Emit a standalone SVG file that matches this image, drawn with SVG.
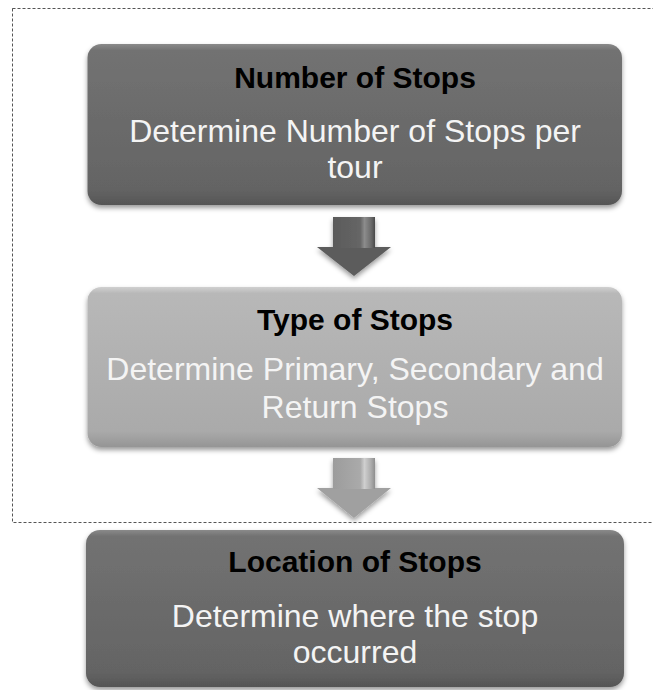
<svg xmlns="http://www.w3.org/2000/svg" width="653" height="690" viewBox="0 0 653 690">
<defs>
<style>
.title{font-family:"Liberation Sans",Arial,sans-serif;font-weight:bold;font-size:30px;fill:#000;text-anchor:middle}
.sub{font-family:"Liberation Sans",Arial,sans-serif;font-size:32px;fill:#f4f4f4;text-anchor:middle}
.frame{fill:none;stroke:#555;stroke-width:1;stroke-dasharray:3,2}
</style>
<linearGradient id="gDark" x1="0" y1="0" x2="0" y2="1">
<stop offset="0" stop-color="#8a8a8a"/>
<stop offset="0.04" stop-color="#727272"/>
<stop offset="0.9" stop-color="#646464"/>
<stop offset="1" stop-color="#555"/>
</linearGradient>
<linearGradient id="gLight" x1="0" y1="0" x2="0" y2="1">
<stop offset="0" stop-color="#d0d0d0"/>
<stop offset="0.04" stop-color="#b8b8b8"/>
<stop offset="0.9" stop-color="#aaaaaa"/>
<stop offset="1" stop-color="#959595"/>
</linearGradient>
<linearGradient id="aDark" x1="0" y1="0" x2="1" y2="0">
<stop offset="0" stop-color="#5a5a5a"/>
<stop offset="0.65" stop-color="#666"/>
<stop offset="0.75" stop-color="#8c8c8c"/>
<stop offset="0.9" stop-color="#6c6c6c"/>
<stop offset="1" stop-color="#4a4a4a"/>
</linearGradient>
<linearGradient id="aLight" x1="0" y1="0" x2="1" y2="0">
<stop offset="0" stop-color="#9c9c9c"/>
<stop offset="0.65" stop-color="#aaa"/>
<stop offset="0.75" stop-color="#cfcfcf"/>
<stop offset="0.9" stop-color="#adadad"/>
<stop offset="1" stop-color="#8e8e8e"/>
</linearGradient>
<filter id="shadow" x="-5%" y="-5%" width="110%" height="120%">
<feDropShadow dx="0" dy="3" stdDeviation="2.5" flood-color="#000" flood-opacity="0.4"/>
</filter>
</defs>
<rect class="frame" x="12.5" y="8.5" width="650" height="514"/>
<g id="connectors">
<g id="arrow1" filter="url(#shadow)">
<polygon points="333,217 375,217 375,247 391,247 354,276 317,247 333,247" fill="#5c5c5c"/>
<rect x="333" y="217" width="42" height="31" fill="url(#aDark)"/>
</g>
<g id="arrow2" filter="url(#shadow)">
<polygon points="333,458 375,458 375,488 391,488 354,518 317,488 333,488" fill="#a0a0a0"/>
<rect x="333" y="458" width="42" height="31" fill="url(#aLight)"/>
</g>
</g>
<g id="node1">
<rect x="87.5" y="44" width="534.5" height="161" rx="14" fill="url(#gDark)" filter="url(#shadow)"/>
<text class="title" x="355" y="88">Number of Stops</text>
<text class="sub" x="355" y="142">Determine Number of Stops per</text>
<text class="sub" x="355" y="178">tour</text>
</g>
<g id="node2">
<rect x="87.5" y="287" width="534.5" height="160" rx="14" fill="url(#gLight)" filter="url(#shadow)"/>
<text class="title" x="355" y="330">Type of Stops</text>
<text class="sub" x="355" y="380">Determine Primary, Secondary and</text>
<text class="sub" x="355" y="418">Return Stops</text>
</g>
<g id="node3">
<rect x="86" y="530" width="538" height="157" rx="14" fill="url(#gDark)" filter="url(#shadow)"/>
<text class="title" x="355" y="572">Location of Stops</text>
<text class="sub" x="355" y="627">Determine where the stop</text>
<text class="sub" x="355" y="663">occurred</text>
</g>
</svg>
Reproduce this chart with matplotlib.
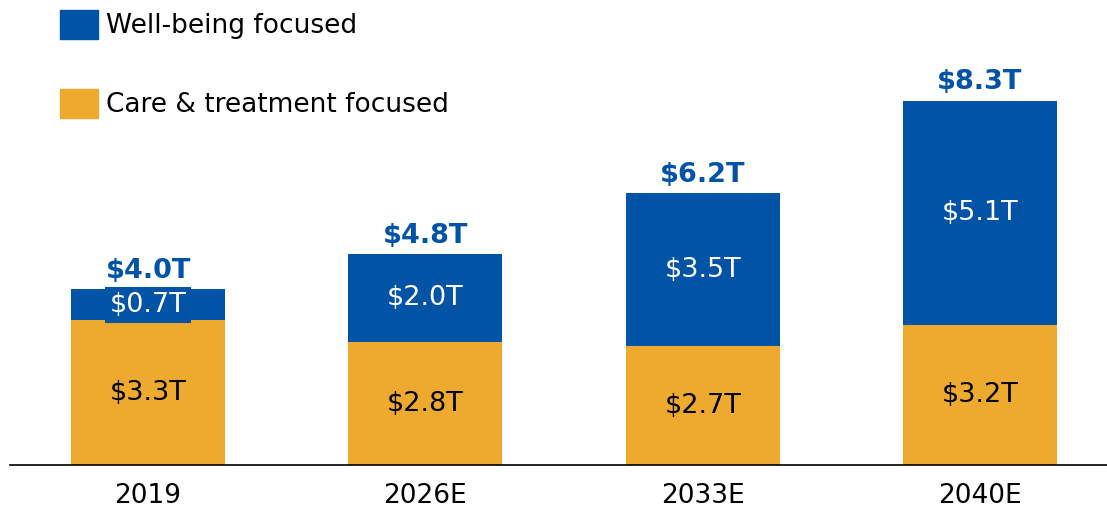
import matplotlib.pyplot as plt
from matplotlib.patches import Rectangle

years = ['2019', '2026E', '2033E', '2040E']
care = [3.3, 2.8, 2.7, 3.2]
wellbeing = [0.7, 2.0, 3.5, 5.1]
totals = [4.0, 4.8, 6.2, 8.3]

blue = '#0153A5'
orange = '#EEAA2E'

fig = plt.figure(figsize=(11.07, 5.08), dpi=100)
ax = fig.add_axes([10 / 1107, 43 / 508, 1097 / 1107, 439 / 508])

x = range(len(years))
ax.bar(x, care, width=0.555, color=orange)
ax.bar(x, wellbeing, width=0.555, bottom=care, color=blue)

for i in x:
    ax.text(i, care[i] / 2, f'${care[i]:.1f}T', ha='center', va='center',
            fontsize=19.5, color='black')
    box = None
    if wellbeing[i] < 1:
        box = dict(boxstyle='square,pad=0.18', facecolor=blue, edgecolor='none')
    ax.text(i, care[i] + wellbeing[i] / 2, f'${wellbeing[i]:.1f}T', ha='center',
            va='center', fontsize=19.5, color='white', bbox=box, zorder=3)
    ax.text(i, totals[i] + 0.12, f'${totals[i]:.1f}T', ha='center', va='bottom',
            fontsize=19.5, fontweight='bold', color=blue)

ax.set_xlim(-0.498, 3.458)
ax.set_ylim(0, 10)
ax.set_xticks(list(x))
ax.set_xticklabels(years, fontsize=19)
ax.tick_params(axis='x', length=0, pad=13)
ax.set_yticks([])
for s in ['top', 'right', 'left']:
    ax.spines[s].set_visible(False)
ax.spines['bottom'].set_linewidth(1.2)

# legend
fig.add_artist(Rectangle((60 / 1107, 1 - 39 / 508), 38 / 1107, 29 / 508,
                         transform=fig.transFigure, color=blue))
fig.add_artist(Rectangle((60 / 1107, 1 - 118 / 508), 38 / 1107, 29 / 508,
                         transform=fig.transFigure, color=orange))
fig.text(106 / 1107, 1 - 26 / 508, 'Well-being focused', fontsize=19, va='center')
fig.text(106 / 1107, 1 - 105 / 508, 'Care & treatment focused', fontsize=19, va='center')

plt.savefig('out.png')
plt.close()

STATED EXERCISE:
Copy each line in full and exactly, omitting any picture.

ANSWER TO THE EXERCISE:
Emit a standalone SVG file that matches this image, drawn with SVG.
<svg xmlns="http://www.w3.org/2000/svg" width="653" height="690" viewBox="0 0 653 690">
<defs>
<style>
.title{font-family:"Liberation Sans",Arial,sans-serif;font-weight:bold;font-size:30px;fill:#000;text-anchor:middle}
.sub{font-family:"Liberation Sans",Arial,sans-serif;font-size:32px;fill:#f4f4f4;text-anchor:middle}
.frame{fill:none;stroke:#555;stroke-width:1;stroke-dasharray:3,2}
</style>
<linearGradient id="gDark" x1="0" y1="0" x2="0" y2="1">
<stop offset="0" stop-color="#8a8a8a"/>
<stop offset="0.04" stop-color="#727272"/>
<stop offset="0.9" stop-color="#646464"/>
<stop offset="1" stop-color="#555"/>
</linearGradient>
<linearGradient id="gLight" x1="0" y1="0" x2="0" y2="1">
<stop offset="0" stop-color="#d0d0d0"/>
<stop offset="0.04" stop-color="#b8b8b8"/>
<stop offset="0.9" stop-color="#aaaaaa"/>
<stop offset="1" stop-color="#959595"/>
</linearGradient>
<linearGradient id="aDark" x1="0" y1="0" x2="1" y2="0">
<stop offset="0" stop-color="#5a5a5a"/>
<stop offset="0.65" stop-color="#666"/>
<stop offset="0.75" stop-color="#8c8c8c"/>
<stop offset="0.9" stop-color="#6c6c6c"/>
<stop offset="1" stop-color="#4a4a4a"/>
</linearGradient>
<linearGradient id="aLight" x1="0" y1="0" x2="1" y2="0">
<stop offset="0" stop-color="#9c9c9c"/>
<stop offset="0.65" stop-color="#aaa"/>
<stop offset="0.75" stop-color="#cfcfcf"/>
<stop offset="0.9" stop-color="#adadad"/>
<stop offset="1" stop-color="#8e8e8e"/>
</linearGradient>
<filter id="shadow" x="-5%" y="-5%" width="110%" height="120%">
<feDropShadow dx="0" dy="3" stdDeviation="2.5" flood-color="#000" flood-opacity="0.4"/>
</filter>
</defs>
<rect class="frame" x="12.5" y="8.5" width="650" height="514"/>
<g id="connectors">
<g id="arrow1" filter="url(#shadow)">
<polygon points="333,217 375,217 375,247 391,247 354,276 317,247 333,247" fill="#5c5c5c"/>
<rect x="333" y="217" width="42" height="31" fill="url(#aDark)"/>
</g>
<g id="arrow2" filter="url(#shadow)">
<polygon points="333,458 375,458 375,488 391,488 354,518 317,488 333,488" fill="#a0a0a0"/>
<rect x="333" y="458" width="42" height="31" fill="url(#aLight)"/>
</g>
</g>
<g id="node1">
<rect x="87.5" y="44" width="534.5" height="161" rx="14" fill="url(#gDark)" filter="url(#shadow)"/>
<text class="title" x="355" y="88">Number of Stops</text>
<text class="sub" x="355" y="142">Determine Number of Stops per</text>
<text class="sub" x="355" y="178">tour</text>
</g>
<g id="node2">
<rect x="87.5" y="287" width="534.5" height="160" rx="14" fill="url(#gLight)" filter="url(#shadow)"/>
<text class="title" x="355" y="330">Type of Stops</text>
<text class="sub" x="355" y="380">Determine Primary, Secondary and</text>
<text class="sub" x="355" y="418">Return Stops</text>
</g>
<g id="node3">
<rect x="86" y="530" width="538" height="157" rx="14" fill="url(#gDark)" filter="url(#shadow)"/>
<text class="title" x="355" y="572">Location of Stops</text>
<text class="sub" x="355" y="627">Determine where the stop</text>
<text class="sub" x="355" y="663">occurred</text>
</g>
</svg>
Reproduce this chart with matplotlib.
import matplotlib.pyplot as plt
from matplotlib.patches import Rectangle

years = ['2019', '2026E', '2033E', '2040E']
care = [3.3, 2.8, 2.7, 3.2]
wellbeing = [0.7, 2.0, 3.5, 5.1]
totals = [4.0, 4.8, 6.2, 8.3]

blue = '#0153A5'
orange = '#EEAA2E'

fig = plt.figure(figsize=(11.07, 5.08), dpi=100)
ax = fig.add_axes([10 / 1107, 43 / 508, 1097 / 1107, 439 / 508])

x = range(len(years))
ax.bar(x, care, width=0.555, color=orange)
ax.bar(x, wellbeing, width=0.555, bottom=care, color=blue)

for i in x:
    ax.text(i, care[i] / 2, f'${care[i]:.1f}T', ha='center', va='center',
            fontsize=19.5, color='black')
    box = None
    if wellbeing[i] < 1:
        box = dict(boxstyle='square,pad=0.18', facecolor=blue, edgecolor='none')
    ax.text(i, care[i] + wellbeing[i] / 2, f'${wellbeing[i]:.1f}T', ha='center',
            va='center', fontsize=19.5, color='white', bbox=box, zorder=3)
    ax.text(i, totals[i] + 0.12, f'${totals[i]:.1f}T', ha='center', va='bottom',
            fontsize=19.5, fontweight='bold', color=blue)

ax.set_xlim(-0.498, 3.458)
ax.set_ylim(0, 10)
ax.set_xticks(list(x))
ax.set_xticklabels(years, fontsize=19)
ax.tick_params(axis='x', length=0, pad=13)
ax.set_yticks([])
for s in ['top', 'right', 'left']:
    ax.spines[s].set_visible(False)
ax.spines['bottom'].set_linewidth(1.2)

# legend
fig.add_artist(Rectangle((60 / 1107, 1 - 39 / 508), 38 / 1107, 29 / 508,
                         transform=fig.transFigure, color=blue))
fig.add_artist(Rectangle((60 / 1107, 1 - 118 / 508), 38 / 1107, 29 / 508,
                         transform=fig.transFigure, color=orange))
fig.text(106 / 1107, 1 - 26 / 508, 'Well-being focused', fontsize=19, va='center')
fig.text(106 / 1107, 1 - 105 / 508, 'Care & treatment focused', fontsize=19, va='center')

plt.savefig('out.png')
plt.close()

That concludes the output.